### Supplied information
•••••

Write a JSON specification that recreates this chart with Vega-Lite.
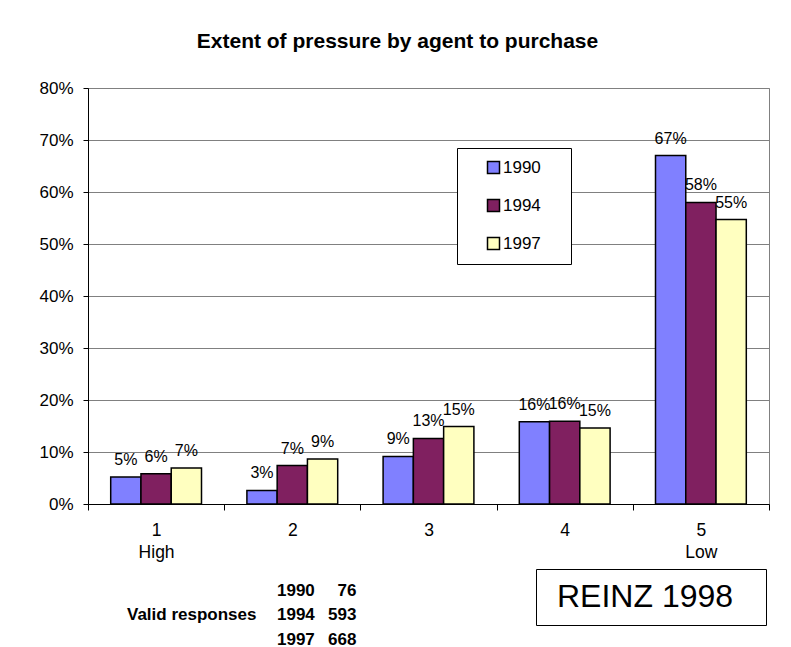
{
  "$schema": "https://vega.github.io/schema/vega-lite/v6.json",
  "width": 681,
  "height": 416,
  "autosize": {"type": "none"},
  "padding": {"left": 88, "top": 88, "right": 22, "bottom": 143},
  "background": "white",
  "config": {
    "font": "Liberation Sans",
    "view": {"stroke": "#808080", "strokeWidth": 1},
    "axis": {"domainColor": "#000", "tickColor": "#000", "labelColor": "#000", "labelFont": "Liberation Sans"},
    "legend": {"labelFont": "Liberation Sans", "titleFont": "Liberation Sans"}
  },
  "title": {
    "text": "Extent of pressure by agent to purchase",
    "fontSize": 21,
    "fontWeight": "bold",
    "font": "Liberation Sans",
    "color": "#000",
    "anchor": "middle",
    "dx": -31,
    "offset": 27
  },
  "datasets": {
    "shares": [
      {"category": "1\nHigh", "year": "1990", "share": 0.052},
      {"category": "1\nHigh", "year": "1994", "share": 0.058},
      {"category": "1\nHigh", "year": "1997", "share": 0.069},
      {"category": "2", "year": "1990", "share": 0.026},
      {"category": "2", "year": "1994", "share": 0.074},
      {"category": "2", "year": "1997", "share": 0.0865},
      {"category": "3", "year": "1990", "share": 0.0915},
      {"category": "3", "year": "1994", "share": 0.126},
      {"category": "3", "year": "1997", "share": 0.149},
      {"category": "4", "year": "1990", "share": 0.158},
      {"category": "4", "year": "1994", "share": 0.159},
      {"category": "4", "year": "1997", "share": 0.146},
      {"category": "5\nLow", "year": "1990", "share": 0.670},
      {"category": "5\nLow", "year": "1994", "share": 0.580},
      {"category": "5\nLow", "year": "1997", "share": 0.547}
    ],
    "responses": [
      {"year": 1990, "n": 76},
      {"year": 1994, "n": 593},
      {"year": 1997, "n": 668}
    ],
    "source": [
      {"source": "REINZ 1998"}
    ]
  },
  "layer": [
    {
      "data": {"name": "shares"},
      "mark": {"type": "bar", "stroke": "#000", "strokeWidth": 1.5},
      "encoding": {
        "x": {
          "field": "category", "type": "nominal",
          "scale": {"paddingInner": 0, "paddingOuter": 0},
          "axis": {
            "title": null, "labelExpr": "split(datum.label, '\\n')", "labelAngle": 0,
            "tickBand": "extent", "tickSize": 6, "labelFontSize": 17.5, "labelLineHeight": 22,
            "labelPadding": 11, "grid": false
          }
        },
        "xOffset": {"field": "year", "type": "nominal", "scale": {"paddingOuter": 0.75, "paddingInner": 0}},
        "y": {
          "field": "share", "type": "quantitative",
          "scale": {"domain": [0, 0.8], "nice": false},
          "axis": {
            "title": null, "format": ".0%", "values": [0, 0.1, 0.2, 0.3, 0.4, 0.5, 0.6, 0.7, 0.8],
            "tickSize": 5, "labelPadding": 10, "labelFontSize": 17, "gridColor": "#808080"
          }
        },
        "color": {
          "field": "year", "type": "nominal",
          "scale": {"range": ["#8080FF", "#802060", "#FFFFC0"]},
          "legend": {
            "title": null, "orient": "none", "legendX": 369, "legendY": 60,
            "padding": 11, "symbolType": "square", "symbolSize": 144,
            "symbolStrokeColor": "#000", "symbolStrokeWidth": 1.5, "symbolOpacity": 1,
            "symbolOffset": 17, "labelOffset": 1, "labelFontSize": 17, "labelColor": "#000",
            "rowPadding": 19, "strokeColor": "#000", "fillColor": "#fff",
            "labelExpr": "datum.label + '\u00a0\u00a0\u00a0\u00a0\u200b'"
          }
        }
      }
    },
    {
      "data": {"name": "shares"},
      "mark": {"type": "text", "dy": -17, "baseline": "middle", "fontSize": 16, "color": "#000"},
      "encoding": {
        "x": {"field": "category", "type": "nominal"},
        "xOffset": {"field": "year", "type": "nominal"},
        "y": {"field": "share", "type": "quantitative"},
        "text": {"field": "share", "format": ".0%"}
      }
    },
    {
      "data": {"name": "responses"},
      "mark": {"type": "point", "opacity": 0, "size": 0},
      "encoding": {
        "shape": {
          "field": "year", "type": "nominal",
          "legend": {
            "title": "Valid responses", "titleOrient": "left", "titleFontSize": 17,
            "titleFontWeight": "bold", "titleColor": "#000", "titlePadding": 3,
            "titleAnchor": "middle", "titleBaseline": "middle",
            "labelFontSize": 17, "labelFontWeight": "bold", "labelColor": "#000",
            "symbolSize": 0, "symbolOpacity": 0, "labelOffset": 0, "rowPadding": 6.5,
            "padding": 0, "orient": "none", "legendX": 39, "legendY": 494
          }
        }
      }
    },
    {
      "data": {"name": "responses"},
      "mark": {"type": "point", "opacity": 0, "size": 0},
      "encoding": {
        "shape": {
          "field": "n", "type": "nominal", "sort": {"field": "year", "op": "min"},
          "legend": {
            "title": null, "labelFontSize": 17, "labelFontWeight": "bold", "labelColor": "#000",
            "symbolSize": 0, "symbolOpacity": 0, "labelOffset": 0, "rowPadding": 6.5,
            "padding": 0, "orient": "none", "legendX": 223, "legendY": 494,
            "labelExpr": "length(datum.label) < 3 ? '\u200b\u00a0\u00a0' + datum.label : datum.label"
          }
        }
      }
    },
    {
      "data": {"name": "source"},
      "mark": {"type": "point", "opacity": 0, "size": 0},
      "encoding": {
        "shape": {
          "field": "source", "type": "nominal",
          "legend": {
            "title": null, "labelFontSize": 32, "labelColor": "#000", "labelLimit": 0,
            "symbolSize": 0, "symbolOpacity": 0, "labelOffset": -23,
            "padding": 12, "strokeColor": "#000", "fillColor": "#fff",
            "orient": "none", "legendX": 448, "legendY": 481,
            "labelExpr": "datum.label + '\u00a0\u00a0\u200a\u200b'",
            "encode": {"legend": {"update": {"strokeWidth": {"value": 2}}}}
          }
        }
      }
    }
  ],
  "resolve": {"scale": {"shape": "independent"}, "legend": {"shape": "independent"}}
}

•••••

### Job
Every line of the data should be copied as it stands, without the images.

### Answer to this task
Write a JSON specification that recreates this chart with Vega-Lite.
{
  "$schema": "https://vega.github.io/schema/vega-lite/v6.json",
  "width": 681,
  "height": 416,
  "autosize": {"type": "none"},
  "padding": {"left": 88, "top": 88, "right": 22, "bottom": 143},
  "background": "white",
  "config": {
    "font": "Liberation Sans",
    "view": {"stroke": "#808080", "strokeWidth": 1},
    "axis": {"domainColor": "#000", "tickColor": "#000", "labelColor": "#000", "labelFont": "Liberation Sans"},
    "legend": {"labelFont": "Liberation Sans", "titleFont": "Liberation Sans"}
  },
  "title": {
    "text": "Extent of pressure by agent to purchase",
    "fontSize": 21,
    "fontWeight": "bold",
    "font": "Liberation Sans",
    "color": "#000",
    "anchor": "middle",
    "dx": -31,
    "offset": 27
  },
  "datasets": {
    "shares": [
      {"category": "1\nHigh", "year": "1990", "share": 0.052},
      {"category": "1\nHigh", "year": "1994", "share": 0.058},
      {"category": "1\nHigh", "year": "1997", "share": 0.069},
      {"category": "2", "year": "1990", "share": 0.026},
      {"category": "2", "year": "1994", "share": 0.074},
      {"category": "2", "year": "1997", "share": 0.0865},
      {"category": "3", "year": "1990", "share": 0.0915},
      {"category": "3", "year": "1994", "share": 0.126},
      {"category": "3", "year": "1997", "share": 0.149},
      {"category": "4", "year": "1990", "share": 0.158},
      {"category": "4", "year": "1994", "share": 0.159},
      {"category": "4", "year": "1997", "share": 0.146},
      {"category": "5\nLow", "year": "1990", "share": 0.670},
      {"category": "5\nLow", "year": "1994", "share": 0.580},
      {"category": "5\nLow", "year": "1997", "share": 0.547}
    ],
    "responses": [
      {"year": 1990, "n": 76},
      {"year": 1994, "n": 593},
      {"year": 1997, "n": 668}
    ],
    "source": [
      {"source": "REINZ 1998"}
    ]
  },
  "layer": [
    {
      "data": {"name": "shares"},
      "mark": {"type": "bar", "stroke": "#000", "strokeWidth": 1.5},
      "encoding": {
        "x": {
          "field": "category", "type": "nominal",
          "scale": {"paddingInner": 0, "paddingOuter": 0},
          "axis": {
            "title": null, "labelExpr": "split(datum.label, '\\n')", "labelAngle": 0,
            "tickBand": "extent", "tickSize": 6, "labelFontSize": 17.5, "labelLineHeight": 22,
            "labelPadding": 11, "grid": false
          }
        },
        "xOffset": {"field": "year", "type": "nominal", "scale": {"paddingOuter": 0.75, "paddingInner": 0}},
        "y": {
          "field": "share", "type": "quantitative",
          "scale": {"domain": [0, 0.8], "nice": false},
          "axis": {
            "title": null, "format": ".0%", "values": [0, 0.1, 0.2, 0.3, 0.4, 0.5, 0.6, 0.7, 0.8],
            "tickSize": 5, "labelPadding": 10, "labelFontSize": 17, "gridColor": "#808080"
          }
        },
        "color": {
          "field": "year", "type": "nominal",
          "scale": {"range": ["#8080FF", "#802060", "#FFFFC0"]},
          "legend": {
            "title": null, "orient": "none", "legendX": 369, "legendY": 60,
            "padding": 11, "symbolType": "square", "symbolSize": 144,
            "symbolStrokeColor": "#000", "symbolStrokeWidth": 1.5, "symbolOpacity": 1,
            "symbolOffset": 17, "labelOffset": 1, "labelFontSize": 17, "labelColor": "#000",
            "rowPadding": 19, "strokeColor": "#000", "fillColor": "#fff",
            "labelExpr": "datum.label + '\u00a0\u00a0\u00a0\u00a0\u200b'"
          }
        }
      }
    },
    {
      "data": {"name": "shares"},
      "mark": {"type": "text", "dy": -17, "baseline": "middle", "fontSize": 16, "color": "#000"},
      "encoding": {
        "x": {"field": "category", "type": "nominal"},
        "xOffset": {"field": "year", "type": "nominal"},
        "y": {"field": "share", "type": "quantitative"},
        "text": {"field": "share", "format": ".0%"}
      }
    },
    {
      "data": {"name": "responses"},
      "mark": {"type": "point", "opacity": 0, "size": 0},
      "encoding": {
        "shape": {
          "field": "year", "type": "nominal",
          "legend": {
            "title": "Valid responses", "titleOrient": "left", "titleFontSize": 17,
            "titleFontWeight": "bold", "titleColor": "#000", "titlePadding": 3,
            "titleAnchor": "middle", "titleBaseline": "middle",
            "labelFontSize": 17, "labelFontWeight": "bold", "labelColor": "#000",
            "symbolSize": 0, "symbolOpacity": 0, "labelOffset": 0, "rowPadding": 6.5,
            "padding": 0, "orient": "none", "legendX": 39, "legendY": 494
          }
        }
      }
    },
    {
      "data": {"name": "responses"},
      "mark": {"type": "point", "opacity": 0, "size": 0},
      "encoding": {
        "shape": {
          "field": "n", "type": "nominal", "sort": {"field": "year", "op": "min"},
          "legend": {
            "title": null, "labelFontSize": 17, "labelFontWeight": "bold", "labelColor": "#000",
            "symbolSize": 0, "symbolOpacity": 0, "labelOffset": 0, "rowPadding": 6.5,
            "padding": 0, "orient": "none", "legendX": 223, "legendY": 494,
            "labelExpr": "length(datum.label) < 3 ? '\u200b\u00a0\u00a0' + datum.label : datum.label"
          }
        }
      }
    },
    {
      "data": {"name": "source"},
      "mark": {"type": "point", "opacity": 0, "size": 0},
      "encoding": {
        "shape": {
          "field": "source", "type": "nominal",
          "legend": {
            "title": null, "labelFontSize": 32, "labelColor": "#000", "labelLimit": 0,
            "symbolSize": 0, "symbolOpacity": 0, "labelOffset": -23,
            "padding": 12, "strokeColor": "#000", "fillColor": "#fff",
            "orient": "none", "legendX": 448, "legendY": 481,
            "labelExpr": "datum.label + '\u00a0\u00a0\u200a\u200b'",
            "encode": {"legend": {"update": {"strokeWidth": {"value": 2}}}}
          }
        }
      }
    }
  ],
  "resolve": {"scale": {"shape": "independent"}, "legend": {"shape": "independent"}}
}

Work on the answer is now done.